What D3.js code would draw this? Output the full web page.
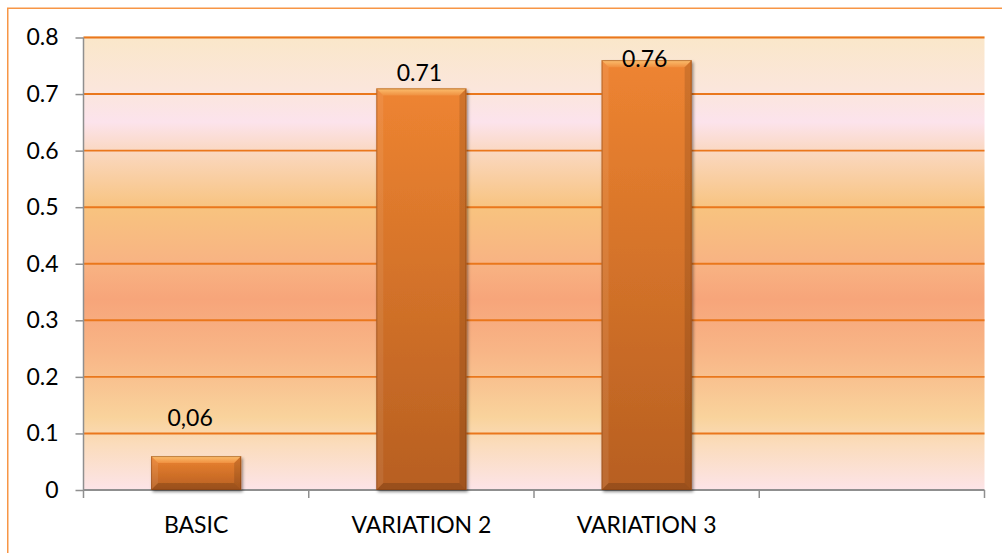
<!DOCTYPE html>
<html>
<head>
<meta charset="utf-8">
<script src="https://cdn.jsdelivr.net/npm/d3@7"></script>
<style>
  html, body { margin: 0; padding: 0; background: #ffffff; }
  svg { display: block; }
  text { font-family: Lato, "Open Sans", "Liberation Sans", sans-serif; fill: #000; }
</style>
</head>
<body>
<svg id="chart" width="1002" height="553"></svg>
<script>
// Categories along the x axis (the fourth slot is empty)
const categories = ["BASIC", "VARIATION 2", "VARIATION 3", ""];
// Bar values
const values = [0.06, 0.71, 0.76];
// Text shown above each bar
const valueLabels = ["0,06", "0.71", "0.76"];
// Y axis ticks
const yTicks = [0, 0.1, 0.2, 0.3, 0.4, 0.5, 0.6, 0.7, 0.8];
const yTickLabels = ["0", "0.1", "0.2", "0.3", "0.4", "0.5", "0.6", "0.7", "0.8"];

const svg = d3.select("#chart");
const W = 1002, H = 553;
const plot = { left: 83.5, right: 984.5, top: 37.5, bottom: 490 };

const x = d3.scaleBand().domain(d3.range(categories.length))
  .range([plot.left, plot.right]).paddingInner(0.6).paddingOuter(0.3);
const xb = d3.scaleBand().domain(d3.range(categories.length))
  .range([plot.left, plot.right]);
const y = d3.scaleLinear().domain([0, 0.8]).range([plot.bottom, plot.top]);

const defs = svg.append("defs");

// Plot-area background bands
const bg = defs.append("linearGradient").attr("id", "bgGrad")
  .attr("x1", 0).attr("y1", 0).attr("x2", 0).attr("y2", 1);
[
  [0.00, "#fae7c9"],
  [0.12, "#fbe6dc"],
  [0.19, "#fce3ec"],
  [0.26, "#fad7bd"],
  [0.38, "#f8c37f"],
  [0.50, "#f8b383"],
  [0.58, "#f7a57a"],
  [0.70, "#f8b687"],
  [0.84, "#f9d39c"],
  [0.90, "#fbdcbc"],
  [1.00, "#fce4e8"]
].forEach(([o, c]) => bg.append("stop").attr("offset", o).attr("stop-color", c));

// Bar body gradient
const bar = defs.append("linearGradient").attr("id", "barGrad")
  .attr("x1", 0).attr("y1", 0).attr("x2", 0).attr("y2", 1);
bar.append("stop").attr("offset", 0).attr("stop-color", "#ee8431");
bar.append("stop").attr("offset", 1).attr("stop-color", "#b75f21");

const topBevel = defs.append("linearGradient").attr("id", "topBevel")
  .attr("x1", 0).attr("y1", 0).attr("x2", 0).attr("y2", 1);
topBevel.append("stop").attr("offset", 0).attr("stop-color", "#fcc070");
topBevel.append("stop").attr("offset", 1).attr("stop-color", "#f09040");

const shadow = defs.append("filter").attr("id", "shadow")
  .attr("x", "-20%").attr("y", "-20%").attr("width", "140%").attr("height", "140%");
shadow.append("feDropShadow").attr("dx", 1.5).attr("dy", 2).attr("stdDeviation", 1.8)
  .attr("flood-color", "#000").attr("flood-opacity", 0.45);

// Outer chart border
svg.append("rect")
  .attr("x", 7.75).attr("y", 8.25).attr("width", W).attr("height", H)
  .attr("fill", "none").attr("stroke", "#f79646").attr("stroke-width", 1.5);

// Plot background
svg.append("rect")
  .attr("x", plot.left).attr("y", plot.top - 1.5)
  .attr("width", plot.right - plot.left).attr("height", plot.bottom - plot.top + 1.5)
  .attr("fill", "url(#bgGrad)");

// Gridlines
svg.append("g").selectAll("line")
  .data(yTicks.filter(t => t > 0))
  .join("line")
  .attr("x1", plot.left).attr("x2", plot.right)
  .attr("y1", d => y(d)).attr("y2", d => y(d))
  .attr("stroke", "#ea771c").attr("stroke-width", 1.9);

// Y axis
const yAxis = svg.append("g").attr("transform", `translate(${plot.left},0)`)
  .call(d3.axisLeft(y).tickValues(yTicks).tickSize(8).tickPadding(17)
    .tickFormat((d, i) => yTickLabels[i]));
yAxis.select(".domain").attr("stroke", "#8f8f8f").attr("stroke-width", 1.5)
  .attr("d", `M0,${plot.top}V${plot.bottom}`);
yAxis.selectAll(".tick line").attr("stroke", "#8f8f8f").attr("stroke-width", 1.5);
yAxis.selectAll(".tick text").attr("font-size", 23)
  .attr("font-family", "Lato, 'Open Sans', sans-serif").attr("fill", "#000");

// X axis
const xAxis = svg.append("g").attr("transform", `translate(0,${plot.bottom})`);
xAxis.append("line").attr("x1", plot.left).attr("x2", plot.right)
  .attr("stroke", "#8f8f8f").attr("stroke-width", 1.8);
xAxis.selectAll("line.tick")
  .data(d3.range(categories.length + 1))
  .join("line").attr("class", "tick")
  .attr("x1", d => d < categories.length ? xb(d) : plot.right)
  .attr("x2", d => d < categories.length ? xb(d) : plot.right)
  .attr("y1", 0).attr("y2", 8)
  .attr("stroke", "#8f8f8f").attr("stroke-width", 1.5);
xAxis.selectAll("text")
  .data(categories)
  .join("text")
  .attr("x", (d, i) => xb(i) + xb.bandwidth() / 2)
  .attr("y", 42.5)
  .attr("text-anchor", "middle")
  .attr("font-size", 23)
  .text(d => d);

// Bars with bevelled edges
const bev = 7;
const bars = svg.append("g").selectAll("g.bar")
  .data(values)
  .join("g").attr("class", "bar");

bars.each(function (v, i) {
  const g = d3.select(this);
  const x0 = x(i), w = x.bandwidth();
  const y0 = y(v), h = y(0) - y(v);
  const b = Math.min(bev, h / 2);
  g.append("rect").attr("x", x0).attr("y", y0).attr("width", w).attr("height", h)
    .attr("fill", "url(#barGrad)").attr("filter", "url(#shadow)");
  // top bevel
  g.append("path")
    .attr("d", `M${x0},${y0}H${x0 + w}L${x0 + w - b},${y0 + b}H${x0 + b}Z`)
    .attr("fill", "url(#topBevel)");
  // left bevel
  g.append("path")
    .attr("d", `M${x0},${y0}L${x0 + b},${y0 + b}V${y0 + h - b}L${x0},${y0 + h}Z`)
    .attr("fill", "#ffffff").attr("fill-opacity", 0.08);
  // right bevel
  g.append("path")
    .attr("d", `M${x0 + w},${y0}L${x0 + w - b},${y0 + b}V${y0 + h - b}L${x0 + w},${y0 + h}Z`)
    .attr("fill", "#000000").attr("fill-opacity", 0.12);
  // bottom bevel
  g.append("path")
    .attr("d", `M${x0},${y0 + h}L${x0 + b},${y0 + h - b}H${x0 + w - b}L${x0 + w},${y0 + h}Z`)
    .attr("fill", "#000000").attr("fill-opacity", 0.16);
  // outline
  g.append("rect").attr("x", x0 + 0.5).attr("y", y0 + 0.5)
    .attr("width", w - 1).attr("height", h - 1)
    .attr("fill", "none").attr("stroke", "#7a3a0e").attr("stroke-opacity", 0.45)
    .attr("stroke-width", 1);
});

// Value labels, kept above the 0.1 gridline and inside the plot top
svg.append("g").selectAll("text")
  .data(values)
  .join("text")
  .attr("x", (d, i) => x(i) + x.bandwidth() / 2 - (d < 0.1 ? 6 : 2))
  .attr("y", d => Math.max(Math.min(y(d) - 7, y(0.1) - 7), y(0.8) + 29))
  .attr("text-anchor", "middle")
  .attr("font-size", 23)
  .text((d, i) => valueLabels[i]);
</script>
</body>
</html>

**Goal**
Every line is to be duplicated exactly, though pictures stay out.

**Written solution**
What D3.js code would draw this? Output the full web page.
<!DOCTYPE html>
<html>
<head>
<meta charset="utf-8">
<script src="https://cdn.jsdelivr.net/npm/d3@7"></script>
<style>
  html, body { margin: 0; padding: 0; background: #ffffff; }
  svg { display: block; }
  text { font-family: Lato, "Open Sans", "Liberation Sans", sans-serif; fill: #000; }
</style>
</head>
<body>
<svg id="chart" width="1002" height="553"></svg>
<script>
// Categories along the x axis (the fourth slot is empty)
const categories = ["BASIC", "VARIATION 2", "VARIATION 3", ""];
// Bar values
const values = [0.06, 0.71, 0.76];
// Text shown above each bar
const valueLabels = ["0,06", "0.71", "0.76"];
// Y axis ticks
const yTicks = [0, 0.1, 0.2, 0.3, 0.4, 0.5, 0.6, 0.7, 0.8];
const yTickLabels = ["0", "0.1", "0.2", "0.3", "0.4", "0.5", "0.6", "0.7", "0.8"];

const svg = d3.select("#chart");
const W = 1002, H = 553;
const plot = { left: 83.5, right: 984.5, top: 37.5, bottom: 490 };

const x = d3.scaleBand().domain(d3.range(categories.length))
  .range([plot.left, plot.right]).paddingInner(0.6).paddingOuter(0.3);
const xb = d3.scaleBand().domain(d3.range(categories.length))
  .range([plot.left, plot.right]);
const y = d3.scaleLinear().domain([0, 0.8]).range([plot.bottom, plot.top]);

const defs = svg.append("defs");

// Plot-area background bands
const bg = defs.append("linearGradient").attr("id", "bgGrad")
  .attr("x1", 0).attr("y1", 0).attr("x2", 0).attr("y2", 1);
[
  [0.00, "#fae7c9"],
  [0.12, "#fbe6dc"],
  [0.19, "#fce3ec"],
  [0.26, "#fad7bd"],
  [0.38, "#f8c37f"],
  [0.50, "#f8b383"],
  [0.58, "#f7a57a"],
  [0.70, "#f8b687"],
  [0.84, "#f9d39c"],
  [0.90, "#fbdcbc"],
  [1.00, "#fce4e8"]
].forEach(([o, c]) => bg.append("stop").attr("offset", o).attr("stop-color", c));

// Bar body gradient
const bar = defs.append("linearGradient").attr("id", "barGrad")
  .attr("x1", 0).attr("y1", 0).attr("x2", 0).attr("y2", 1);
bar.append("stop").attr("offset", 0).attr("stop-color", "#ee8431");
bar.append("stop").attr("offset", 1).attr("stop-color", "#b75f21");

const topBevel = defs.append("linearGradient").attr("id", "topBevel")
  .attr("x1", 0).attr("y1", 0).attr("x2", 0).attr("y2", 1);
topBevel.append("stop").attr("offset", 0).attr("stop-color", "#fcc070");
topBevel.append("stop").attr("offset", 1).attr("stop-color", "#f09040");

const shadow = defs.append("filter").attr("id", "shadow")
  .attr("x", "-20%").attr("y", "-20%").attr("width", "140%").attr("height", "140%");
shadow.append("feDropShadow").attr("dx", 1.5).attr("dy", 2).attr("stdDeviation", 1.8)
  .attr("flood-color", "#000").attr("flood-opacity", 0.45);

// Outer chart border
svg.append("rect")
  .attr("x", 7.75).attr("y", 8.25).attr("width", W).attr("height", H)
  .attr("fill", "none").attr("stroke", "#f79646").attr("stroke-width", 1.5);

// Plot background
svg.append("rect")
  .attr("x", plot.left).attr("y", plot.top - 1.5)
  .attr("width", plot.right - plot.left).attr("height", plot.bottom - plot.top + 1.5)
  .attr("fill", "url(#bgGrad)");

// Gridlines
svg.append("g").selectAll("line")
  .data(yTicks.filter(t => t > 0))
  .join("line")
  .attr("x1", plot.left).attr("x2", plot.right)
  .attr("y1", d => y(d)).attr("y2", d => y(d))
  .attr("stroke", "#ea771c").attr("stroke-width", 1.9);

// Y axis
const yAxis = svg.append("g").attr("transform", `translate(${plot.left},0)`)
  .call(d3.axisLeft(y).tickValues(yTicks).tickSize(8).tickPadding(17)
    .tickFormat((d, i) => yTickLabels[i]));
yAxis.select(".domain").attr("stroke", "#8f8f8f").attr("stroke-width", 1.5)
  .attr("d", `M0,${plot.top}V${plot.bottom}`);
yAxis.selectAll(".tick line").attr("stroke", "#8f8f8f").attr("stroke-width", 1.5);
yAxis.selectAll(".tick text").attr("font-size", 23)
  .attr("font-family", "Lato, 'Open Sans', sans-serif").attr("fill", "#000");

// X axis
const xAxis = svg.append("g").attr("transform", `translate(0,${plot.bottom})`);
xAxis.append("line").attr("x1", plot.left).attr("x2", plot.right)
  .attr("stroke", "#8f8f8f").attr("stroke-width", 1.8);
xAxis.selectAll("line.tick")
  .data(d3.range(categories.length + 1))
  .join("line").attr("class", "tick")
  .attr("x1", d => d < categories.length ? xb(d) : plot.right)
  .attr("x2", d => d < categories.length ? xb(d) : plot.right)
  .attr("y1", 0).attr("y2", 8)
  .attr("stroke", "#8f8f8f").attr("stroke-width", 1.5);
xAxis.selectAll("text")
  .data(categories)
  .join("text")
  .attr("x", (d, i) => xb(i) + xb.bandwidth() / 2)
  .attr("y", 42.5)
  .attr("text-anchor", "middle")
  .attr("font-size", 23)
  .text(d => d);

// Bars with bevelled edges
const bev = 7;
const bars = svg.append("g").selectAll("g.bar")
  .data(values)
  .join("g").attr("class", "bar");

bars.each(function (v, i) {
  const g = d3.select(this);
  const x0 = x(i), w = x.bandwidth();
  const y0 = y(v), h = y(0) - y(v);
  const b = Math.min(bev, h / 2);
  g.append("rect").attr("x", x0).attr("y", y0).attr("width", w).attr("height", h)
    .attr("fill", "url(#barGrad)").attr("filter", "url(#shadow)");
  // top bevel
  g.append("path")
    .attr("d", `M${x0},${y0}H${x0 + w}L${x0 + w - b},${y0 + b}H${x0 + b}Z`)
    .attr("fill", "url(#topBevel)");
  // left bevel
  g.append("path")
    .attr("d", `M${x0},${y0}L${x0 + b},${y0 + b}V${y0 + h - b}L${x0},${y0 + h}Z`)
    .attr("fill", "#ffffff").attr("fill-opacity", 0.08);
  // right bevel
  g.append("path")
    .attr("d", `M${x0 + w},${y0}L${x0 + w - b},${y0 + b}V${y0 + h - b}L${x0 + w},${y0 + h}Z`)
    .attr("fill", "#000000").attr("fill-opacity", 0.12);
  // bottom bevel
  g.append("path")
    .attr("d", `M${x0},${y0 + h}L${x0 + b},${y0 + h - b}H${x0 + w - b}L${x0 + w},${y0 + h}Z`)
    .attr("fill", "#000000").attr("fill-opacity", 0.16);
  // outline
  g.append("rect").attr("x", x0 + 0.5).attr("y", y0 + 0.5)
    .attr("width", w - 1).attr("height", h - 1)
    .attr("fill", "none").attr("stroke", "#7a3a0e").attr("stroke-opacity", 0.45)
    .attr("stroke-width", 1);
});

// Value labels, kept above the 0.1 gridline and inside the plot top
svg.append("g").selectAll("text")
  .data(values)
  .join("text")
  .attr("x", (d, i) => x(i) + x.bandwidth() / 2 - (d < 0.1 ? 6 : 2))
  .attr("y", d => Math.max(Math.min(y(d) - 7, y(0.1) - 7), y(0.8) + 29))
  .attr("text-anchor", "middle")
  .attr("font-size", 23)
  .text((d, i) => valueLabels[i]);
</script>
</body>
</html>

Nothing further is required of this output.